NORD EUROPA
Nord Europa Assembly Deadlocks on Heritage Infrastructure Bill
Committee vote exposes fault lines over federal funding splits and regional autonomy in restoration projects
Ingrid Lindqvist1,087 wordsEdition № 55Friday, 10 July 2026 — Edition № 55
The Nord Europa Assembly's Infrastructure Committee voted 7-6 on Tuesday to delay the Heritage Restoration and Infrastructure Act, sending the bill back to drafting after three months of debate. The measure, which would allocate 180 million florins over five years to restore the region's medieval spires, town halls, and civic monuments alongside modern tech-sector office parks, has become a flashpoint over federal versus regional authority.
At the heart of the dispute is a single clause: whether projects receiving federal heritage funds must first clear the Federal Heritage Office in Meridian, or whether Nord Europa's own civic registry can certify restoration work independently.
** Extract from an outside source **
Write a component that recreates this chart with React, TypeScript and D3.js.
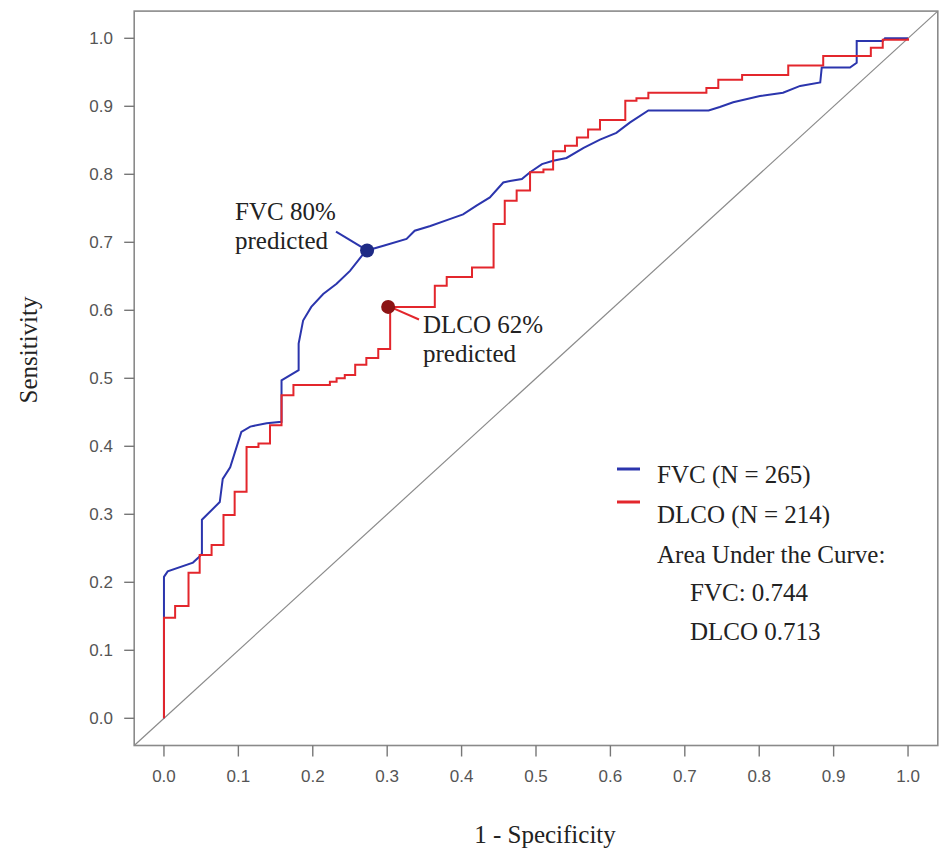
import React from "react";
import * as d3 from "d3";

const fvcFpr = [0, 0, 0.005, 0.039, 0.046, 0.051, 0.051, 0.075, 0.079, 0.089, 0.104, 0.116, 0.138, 0.158, 0.158, 0.181, 0.181, 0.187, 0.198, 0.214, 0.232, 0.25, 0.268, 0.273, 0.295, 0.326, 0.337, 0.358, 0.384, 0.402, 0.42, 0.438, 0.456, 0.465, 0.481, 0.492, 0.508, 0.523, 0.541, 0.564, 0.586, 0.608, 0.626, 0.651, 0.732, 0.747, 0.765, 0.801, 0.832, 0.855, 0.882, 0.884, 0.922, 0.931, 0.931, 0.966, 0.969, 1.0];
const fvcTpr = [0, 0.208, 0.216, 0.229, 0.236, 0.242, 0.292, 0.318, 0.352, 0.369, 0.421, 0.429, 0.434, 0.436, 0.497, 0.512, 0.551, 0.585, 0.605, 0.624, 0.639, 0.658, 0.683, 0.688, 0.695, 0.705, 0.717, 0.724, 0.734, 0.741, 0.754, 0.766, 0.788, 0.79, 0.793, 0.803, 0.815, 0.82, 0.824, 0.839, 0.851, 0.861, 0.876, 0.894, 0.894, 0.899, 0.906, 0.915, 0.92, 0.93, 0.935, 0.957, 0.957, 0.964, 0.996, 0.996, 1.0, 1.0];

// DLCO: step curve, each point = (fpr at jump, tpr after jump)
const dlcoFpr = [0, 0, 0.015, 0.033, 0.048, 0.064, 0.08, 0.095, 0.111, 0.127, 0.1425, 0.158, 0.174, 0.223, 0.232, 0.243, 0.257, 0.272, 0.288, 0.304, 0.364, 0.38, 0.414, 0.443, 0.458, 0.474, 0.492, 0.51, 0.523, 0.539, 0.555, 0.57, 0.586, 0.62, 0.635, 0.651, 0.729, 0.745, 0.777, 0.839, 0.886, 0.95, 0.966, 1.0];
const dlcoTpr = [0, 0.148, 0.165, 0.214, 0.24, 0.255, 0.299, 0.333, 0.399, 0.404, 0.431, 0.475, 0.49, 0.495, 0.5, 0.505, 0.52, 0.53, 0.543, 0.605, 0.636, 0.649, 0.663, 0.727, 0.761, 0.776, 0.803, 0.807, 0.834, 0.842, 0.854, 0.866, 0.88, 0.908, 0.912, 0.92, 0.927, 0.939, 0.946, 0.96, 0.974, 0.986, 0.998, 1.0];

const tickValues = [0, 0.1, 0.2, 0.3, 0.4, 0.5, 0.6, 0.7, 0.8, 0.9, 1.0];
const fvcCut = [0.273, 0.688];
const dlcoCut = [0.304, 0.605];
const legendLabels = ["FVC (N = 265)", "DLCO (N = 214)"];
const aucTitle = "Area Under the Curve:";
const aucLines = ["FVC: 0.744", "DLCO 0.713"];

const BLUE = "#2b35ad";
const RED = "#e3262c";
const SERIF = "'Liberation Serif', 'Times New Roman', serif";
const SANS = "'Liberation Sans', Arial, sans-serif";

export default function App() {
  const x = d3.scaleLinear().domain([-0.04, 1.04]).range([134.2, 937.8]);
  const y = d3.scaleLinear().domain([-0.04, 1.04]).range([745.5, 11.1]);

  const fvcPts: [number, number][] = fvcFpr.map((f, i) => [f, fvcTpr[i]]);
  const dlcoPts: [number, number][] = dlcoFpr.map((f, i) => [f, dlcoTpr[i]]);

  const lineLin = d3.line<[number, number]>().x((d) => x(d[0])).y((d) => y(d[1]));
  const lineStep = d3
    .line<[number, number]>()
    .x((d) => x(d[0]))
    .y((d) => y(d[1]))
    .curve(d3.curveStepAfter);

  const [x0, x1] = x.range();
  const [y0, y1] = y.range();

  return (
    <svg
      width={940}
      height={849}
      style={{ position: "absolute", left: 0, top: 0, background: "#fff" }}
    >
      <rect x={0} y={0} width={940} height={849} fill="#fff" />
      {/* diagonal */}
      <line x1={x(-0.04)} y1={y(-0.04)} x2={x(1.04)} y2={y(1.04)} stroke="#8a8a8a" strokeWidth={1.2} />
      {/* box */}
      <rect x={x0} y={y1} width={x1 - x0} height={y0 - y1} fill="none" stroke="#8a8a8a" strokeWidth={1.6} />
      {/* x axis ticks */}
      {tickValues.map((t) => (
        <g key={"xt" + t}>
          <line x1={x(t)} x2={x(t)} y1={y0} y2={y0 + 11} stroke="#777" strokeWidth={1.4} />
          <text x={x(t)} y={776} textAnchor="middle" dominantBaseline="central" fontFamily={SANS} fontSize={17} fill="#555">
            {t.toFixed(1)}
          </text>
        </g>
      ))}
      {/* y axis ticks */}
      {tickValues.map((t) => (
        <g key={"yt" + t}>
          <line x1={x0 - 10} x2={x0} y1={y(t)} y2={y(t)} stroke="#777" strokeWidth={1.4} />
          <text x={113} y={y(t)} textAnchor="end" dominantBaseline="central" fontFamily={SANS} fontSize={17} fill="#555">
            {t.toFixed(1)}
          </text>
        </g>
      ))}
      {/* axis titles */}
      <text x={545} y={843} textAnchor="middle" fontFamily={SERIF} fontSize={25} fill="#222">
        1 - Specificity
      </text>
      <text
        transform={`translate(37,350) rotate(-90)`}
        textAnchor="middle"
        fontFamily={SERIF}
        fontSize={25}
        fill="#222"
      >
        Sensitivity
      </text>
      {/* curves */}
      <path d={lineLin(fvcPts) || ""} fill="none" stroke={BLUE} strokeWidth={2} />
      <path d={lineStep(dlcoPts) || ""} fill="none" stroke={RED} strokeWidth={2} />
      {/* annotations */}
      <line x1={336} y1={231.7} x2={x(fvcCut[0])} y2={y(fvcCut[1])} stroke={BLUE} strokeWidth={2} />
      <circle cx={x(fvcCut[0])} cy={y(fvcCut[1])} r={7} fill="#1e2a85" />
      <text x={235} y={220} fontFamily={SERIF} fontSize={25} fill="#222">FVC 80%</text>
      <text x={235} y={249} fontFamily={SERIF} fontSize={25} fill="#222">predicted</text>

      <line x1={x(dlcoCut[0])} y1={y(dlcoCut[1])} x2={419} y2={319.5} stroke={RED} strokeWidth={2} />
      <circle cx={x(dlcoCut[0]) - 2} cy={y(dlcoCut[1])} r={7} fill="#8c1414" />
      <text x={423} y={333} fontFamily={SERIF} fontSize={25} fill="#222">DLCO 62%</text>
      <text x={423} y={362} fontFamily={SERIF} fontSize={25} fill="#222">predicted</text>

      {/* legend */}
      <line x1={617} x2={640} y1={469} y2={469} stroke={BLUE} strokeWidth={3} />
      <line x1={617} x2={640} y1={502} y2={502} stroke={RED} strokeWidth={3} />
      <text x={657} y={483} fontFamily={SERIF} fontSize={25} fill="#222">{legendLabels[0]}</text>
      <text x={657} y={523} fontFamily={SERIF} fontSize={25} fill="#222">{legendLabels[1]}</text>
      <text x={657} y={563} fontFamily={SERIF} fontSize={25} fill="#222">{aucTitle}</text>
      <text x={690} y={601} fontFamily={SERIF} fontSize={25} fill="#222">{aucLines[0]}</text>
      <text x={690} y={640} fontFamily={SERIF} fontSize={25} fill="#222">{aucLines[1]}</text>
    </svg>
  );
}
The committee's regional representatives argued the federal review adds six months to every project. Federal appointees countered that uniform standards protect the Republic's architectural legacy.
The vote fell along predictable lines. The five Nord-Slovaka Bloc members and two independent assemblyists backed the regional-autonomy language. The four Partio de Unueco members, one Federacia Renovigo delegate, and the committee chair voted to keep the federal certification requirement. The result sends the bill to the full Assembly floor in September with no consensus path forward.